Full-profile portrait of a young woman with spectacles and her brown hair in a bun looking concentrated at something cropped out of the image.
Helene Schjerfbeck, Portrait of Helena Westermarck, 1883, oil on canvas, Gösta Serlachius Fine Arts Foundation. Photograph: Teemu Källi

Helene Schjerfbeck: Portrait of Helena Westermarck

Laura Kuurne, Head of Collections and ExhibitionsDescribed as “almost frighteningly realistic” and “unfeminine”, this painting by Helene Schjerfbeck was criticised by contemporary critics. The painting depicts Schjerfbeck’s friend, the painter Helena Westermarck, absorbed in her work at the Academy of Fine Arts.

Contemporary criticism can be understood when one remembers that at the end of the 19th century, the portrayal of women in art was largely dominated by men. Women were typically depicted in art as embodyments of virtue and beauty. The notion of a female artist as a thoughtful individual, critically assessing her own work was still rare.

Portrait of Helena Westermarck from 1884 is a true gem in the Serlachius’ collection. It is a favourite among many, and has been described as one of the finest artist portraits in Finnish art. Helene Schjerfbeck painted the work in the summer of 1884 in Paris. In the portrait, her friend, the painter Helena Westermarck, is concentrating on her work at the Paris Academy of Fine Arts.

The painting conveys the focused and intense atmosphere, capturing the moment of creation.

TThe work is remarkably free and assured for such a young painter. The face, set in shadow, is rendered with confident strokes against a bright background. The painting conveys the focused and intense atmosphere, capturing the moment of creation.

Schjerfbeck and Westermarck had met at the Finnish Art Society’s drawing school, and their friendship lasted throughout their lives. Schjerfbeck was only 11 years old when she began her art studies in Finland, and in 1880 continued at the Académie Colarossi in Paris. There, Schjerfbeck and Westermarck learned to use broad brushstrokes and to depict unembellished subjects.

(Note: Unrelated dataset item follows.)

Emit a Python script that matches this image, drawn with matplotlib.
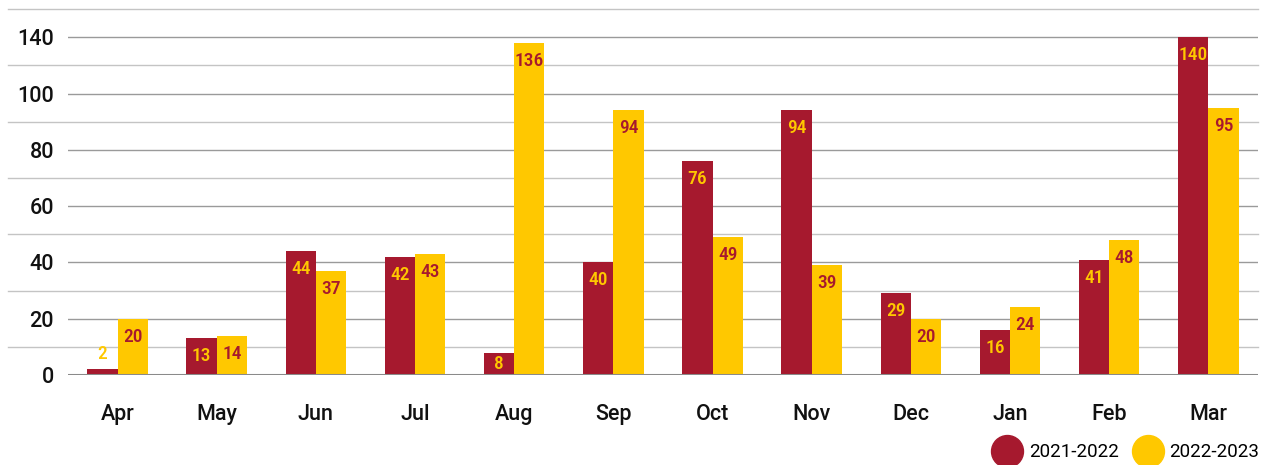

A sensitive and powerful portrayer of people

Schjerfbeck was a determined artist. At the end of the 19th century, historical paintings were among the most prestigious subject that women were not expected to paint. However, it was with them that Schjerfbeck began her career as an artist. She followed her own path and did not adhere to the national romantic style employed by Akseli Gallen-Kallela, for example, to construct an image of Finnishness. Nor did she immerse herself in the philosophy of symbolism, which was popular in the 1890s.

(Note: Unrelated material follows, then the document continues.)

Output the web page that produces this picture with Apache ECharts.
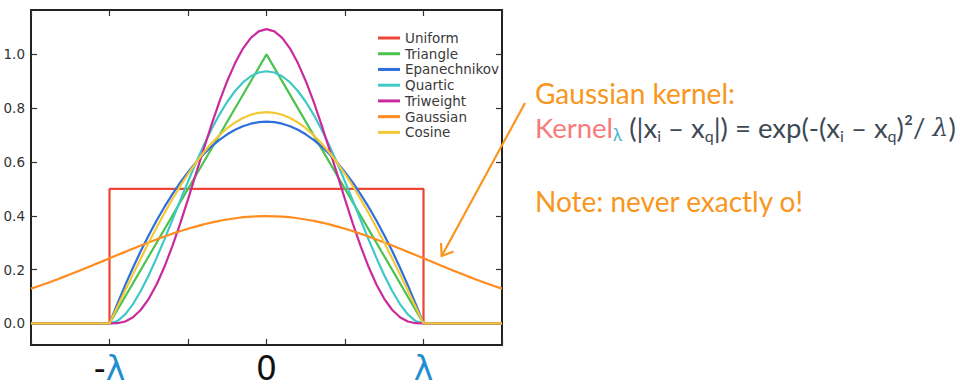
<!DOCTYPE html>
<html>
<head>
<meta charset="utf-8">
<script src="https://cdn.jsdelivr.net/npm/echarts@6/dist/echarts.min.js"></script>
<style>html,body{margin:0;padding:0;background:#fff}#c{width:960px;height:388px}</style>
</head>
<body>
<div id="c"></div>
<script>
// ---- data ----
const seriesNames = ['Uniform', 'Triangle', 'Epanechnikov', 'Quartic', 'Triweight', 'Gaussian', 'Cosine'];
const uniformX = [-1.5, -1, -1, 1, 1, 1.5];
const uniformY = [0, 0, 0.5, 0.5, 0, 0];
const triangleX = [-1.5, -1, 0, 1, 1.5];
const triangleY = [0, 0, 1, 0, 0];
const kernelX = [-1, -0.95, -0.9, -0.85, -0.8, -0.75, -0.7, -0.65, -0.6, -0.55, -0.5, -0.45, -0.4, -0.35, -0.3, -0.25, -0.2, -0.15, -0.1, -0.05, 0,
  0.05, 0.1, 0.15, 0.2, 0.25, 0.3, 0.35, 0.4, 0.45, 0.5, 0.55, 0.6, 0.65, 0.7, 0.75, 0.8, 0.85, 0.9, 0.95, 1];
const epanechnikovY = [0, 0.0731, 0.1425, 0.2081, 0.27, 0.3281, 0.3825, 0.4331, 0.48, 0.5231, 0.5625, 0.5981, 0.63, 0.6581, 0.6825, 0.7031, 0.72, 0.7331, 0.7425, 0.7481, 0.75,
  0.7481, 0.7425, 0.7331, 0.72, 0.7031, 0.6825, 0.6581, 0.63, 0.5981, 0.5625, 0.5231, 0.48, 0.4331, 0.3825, 0.3281, 0.27, 0.2081, 0.1425, 0.0731, 0];
const quarticY = [0, 0.0089, 0.0338, 0.0722, 0.1215, 0.1794, 0.2438, 0.3127, 0.384, 0.4561, 0.5273, 0.5963, 0.6615, 0.7219, 0.7763, 0.824, 0.864, 0.8958, 0.9188, 0.9328, 0.9375,
  0.9328, 0.9188, 0.8958, 0.864, 0.824, 0.7763, 0.7219, 0.6615, 0.5963, 0.5273, 0.4561, 0.384, 0.3127, 0.2438, 0.1794, 0.1215, 0.0722, 0.0338, 0.0089, 0];
const triweightY = [0, 0.001, 0.0075, 0.0234, 0.051, 0.0916, 0.1451, 0.2107, 0.2867, 0.3712, 0.4614, 0.5548, 0.6483, 0.739, 0.8242, 0.9012, 0.9677, 1.0216, 1.0613, 1.0856, 1.0938,
  1.0856, 1.0613, 1.0216, 0.9677, 0.9012, 0.8242, 0.739, 0.6483, 0.5548, 0.4614, 0.3712, 0.2867, 0.2107, 0.1451, 0.0916, 0.051, 0.0234, 0.0075, 0.001, 0];
const cosineY = [0, 0.0616, 0.1229, 0.1834, 0.2427, 0.3006, 0.3566, 0.4104, 0.4616, 0.5101, 0.5554, 0.5972, 0.6354, 0.6697, 0.6998, 0.7256, 0.747, 0.7637, 0.7757, 0.783, 0.7854,
  0.783, 0.7757, 0.7637, 0.747, 0.7256, 0.6998, 0.6697, 0.6354, 0.5972, 0.5554, 0.5101, 0.4616, 0.4104, 0.3566, 0.3006, 0.2427, 0.1834, 0.1229, 0.0616, 0];
const gaussianX = [-1.5, -1.4, -1.3, -1.2, -1.1, -1, -0.9, -0.8, -0.7, -0.6, -0.5, -0.4, -0.3, -0.2, -0.1, 0,
  0.1, 0.2, 0.3, 0.4, 0.5, 0.6, 0.7, 0.8, 0.9, 1, 1.1, 1.2, 1.3, 1.4, 1.5];
const gaussianY = [0.1295, 0.1497, 0.1714, 0.1942, 0.2179, 0.242, 0.2661, 0.2897, 0.3123, 0.3332, 0.3521, 0.3683, 0.3814, 0.391, 0.397, 0.3989,
  0.397, 0.391, 0.3814, 0.3683, 0.3521, 0.3332, 0.3123, 0.2897, 0.2661, 0.242, 0.2179, 0.1942, 0.1714, 0.1497, 0.1295];
const outsideX = [-1.5, 1.5];
const yTickValues = [0, 0.2, 0.4, 0.6, 0.8, 1.0];
const xTickLabels = { '-1': '{d|-}{l|λ}', '0': '{d|0}', '1': '{l|λ}' };

// ---- build ----
function zip(xs, ys) { return xs.map((x, i) => [x, ys[i]]); }
function withTails(xs, ys) { return [[outsideX[0], 0]].concat(zip(xs, ys), [[outsideX[1], 0]]); }

const colors = ['#ee4536', '#4cc34e', '#2f6fdc', '#3fc8c8', '#c92b9c', '#ff8c1f', '#f2c935'];
const dataSets = [
  zip(uniformX, uniformY),
  zip(triangleX, triangleY),
  withTails(kernelX, epanechnikovY),
  withTails(kernelX, quarticY),
  withTails(kernelX, triweightY),
  zip(gaussianX, gaussianY),
  withTails(kernelX, cosineY)
];

const chart = echarts.init(document.getElementById('c'), null, { renderer: 'svg' });
const orange = '#f8961d';
const tickStyle = { show: true, inside: true, length: 6, lineStyle: { color: '#333', width: 1.2 } };
const noLine = { show: false, onZero: false };

chart.setOption({
  animation: false,
  backgroundColor: '#fff',
  grid: { left: 31, top: 10, width: 471, height: 335, show: true, borderColor: '#222', borderWidth: 2, backgroundColor: 'transparent' },
  legend: {
    data: seriesNames, orient: 'vertical', left: 378, top: 31, padding: 0,
    icon: 'rect', itemWidth: 22, itemHeight: 3, itemGap: 1.73,
    textStyle: { fontFamily: 'DejaVu Sans', fontSize: 13.5, color: '#3a3a3a', lineHeight: 14 }
  },
  xAxis: [
    {
      type: 'value', min: -1.5, max: 1.5, interval: 0.5, position: 'bottom',
      axisLine: noLine, splitLine: { show: false }, axisTick: tickStyle,
      axisLabel: {
        margin: 7, formatter: v => xTickLabels[String(v)] || '',
        rich: {
          d: { fontFamily: 'DejaVu Sans', fontSize: 33, color: '#111', lineHeight: 33 },
          l: { fontFamily: 'DejaVu Sans', fontSize: 33, color: '#1f8fd0', lineHeight: 33 }
        }
      }
    },
    {
      type: 'value', min: -1.5, max: 1.5, interval: 0.5, position: 'top',
      axisLine: noLine, splitLine: { show: false }, axisTick: tickStyle, axisLabel: { show: false }
    }
  ],
  yAxis: [
    {
      type: 'value', min: -0.08, max: 1.165, position: 'left',
      axisLine: noLine, splitLine: { show: false },
      axisTick: Object.assign({ customValues: yTickValues }, tickStyle),
      axisLabel: { customValues: yTickValues, formatter: v => v.toFixed(1), margin: 6, fontFamily: 'DejaVu Sans', fontSize: 13.5, color: '#333' }
    },
    {
      type: 'value', min: -0.08, max: 1.165, position: 'right',
      axisLine: noLine, splitLine: { show: false },
      axisTick: Object.assign({ customValues: yTickValues }, tickStyle),
      axisLabel: { show: false }
    }
  ],
  series: seriesNames.map((name, i) => ({
    name, type: 'line', data: dataSets[i], xAxisIndex: 0, yAxisIndex: 0,
    smooth: name === 'Gaussian', showSymbol: false, symbol: 'none',
    color: colors[i], lineStyle: { width: 2.2, color: colors[i] }, z: 2 + i
  })),
  graphic: [
    {
      type: 'text', left: 535, top: 79,
      style: { text: 'Gaussian kernel:', fontFamily: 'Lato', fontSize: 28, fill: orange }
    },
    {
      type: 'text', left: 535, top: 113,
      style: {
        text: '{k|Kernel}{kl|λ}{m| (|x}{s|i}{m| – x}{s|q}{m||) = exp(-(x}{s|i}{m| – x}{s|q}{m|)²/ }{it|λ}{m|)}',
        rich: {
          k: { fontFamily: 'Lato', fontSize: 27.5, fill: '#f67c7c', lineHeight: 32 },
          kl: { fontFamily: 'Lato', fontSize: 17, fill: '#45b5cb', lineHeight: 12, verticalAlign: 'bottom' },
          m: { fontFamily: 'Lato', fontSize: 27.5, fill: '#3d4a56', lineHeight: 32 },
          s: { fontFamily: 'Lato', fontSize: 16, fill: '#3d4a56', lineHeight: 12, verticalAlign: 'bottom' },
          it: { fontFamily: 'DejaVu Serif', fontStyle: 'italic', fontSize: 25, fill: '#3d4a56', lineHeight: 32 }
        }
      }
    },
    {
      type: 'text', left: 535, top: 187,
      style: { text: 'Note: never exactly o!', fontFamily: 'Lato', fontSize: 28, fill: orange }
    },
    {
      type: 'line', shape: { x1: 525, y1: 103, x2: 441.7, y2: 256 },
      style: { stroke: orange, lineWidth: 2.2 }
    },
    {
      type: 'polyline', shape: { points: [[441, 243], [441.7, 256], [453.5, 251.5]] },
      style: { stroke: orange, lineWidth: 2.2, fill: null }
    }
  ]
});
</script>
</body>
</html>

Instead, Schjerfbeck retired to Hyvinkää in the early 1900s and developed her own expression there. She removed any unnecessary elements from her paintings that did not lead to the interpretation she was aiming for. The depiction of people became sensitive and powerful, with thoughts and emotions playing the main role. However, no artist grows up in a vacuum. Schjerfbeck’s own style, known to the public, was also built on the art she had seen and absorbed in the museums of Paris.

The works touring exhibitions around the world

Schjerfbeck is one of Finland’s most beloved painters. Even during her lifetime, her works were exhibited in international exhibitions in Europe, especially in Sweden, where the art dealer Gösta Stenman organised exhibitions of her work.

It is Schjerfbeck’s works that are among those that many people expect to see in the Serlachius collection hanging. In his time Gösta Serlachius acquired eight paintings by Helene Schjerfbeck, one of which was a portrait of Helena Westermarck. Today, Serlachius’ collection includes 31 works by Schjerfbeck.

The work is part of Helene Schjerfbeck’s exhibition Seeing Silence: The Paintings of Helene Schjerfbeck.

The Portrait of Helena Westermarck is one of the most popular works in the entire Serlachius collection and a work that is most frequently requested to borrow. The small painting has travelled extensively, having been included in 36 exhibitions, including Paris, New York, London, Washington and Hamburg, as well as in numerous exhibitions in Finland.

The work is part of Helene Schjerfbeck’s exhibition Seeing Silence: The Paintings of Helene Schjerfbeck, which is on show at the Metropolitan Museum of Art in New York (MET) in 5 Dec 2025–5 Apr 2026.

The model in the portrait, Helena Westermarck, rendered focused and “unfeminine”, gave up painting after contracting pulmonary tuberculosis in France. Westermarck, who was talented in many ways, later became a writer, journalist and women’s rights activist.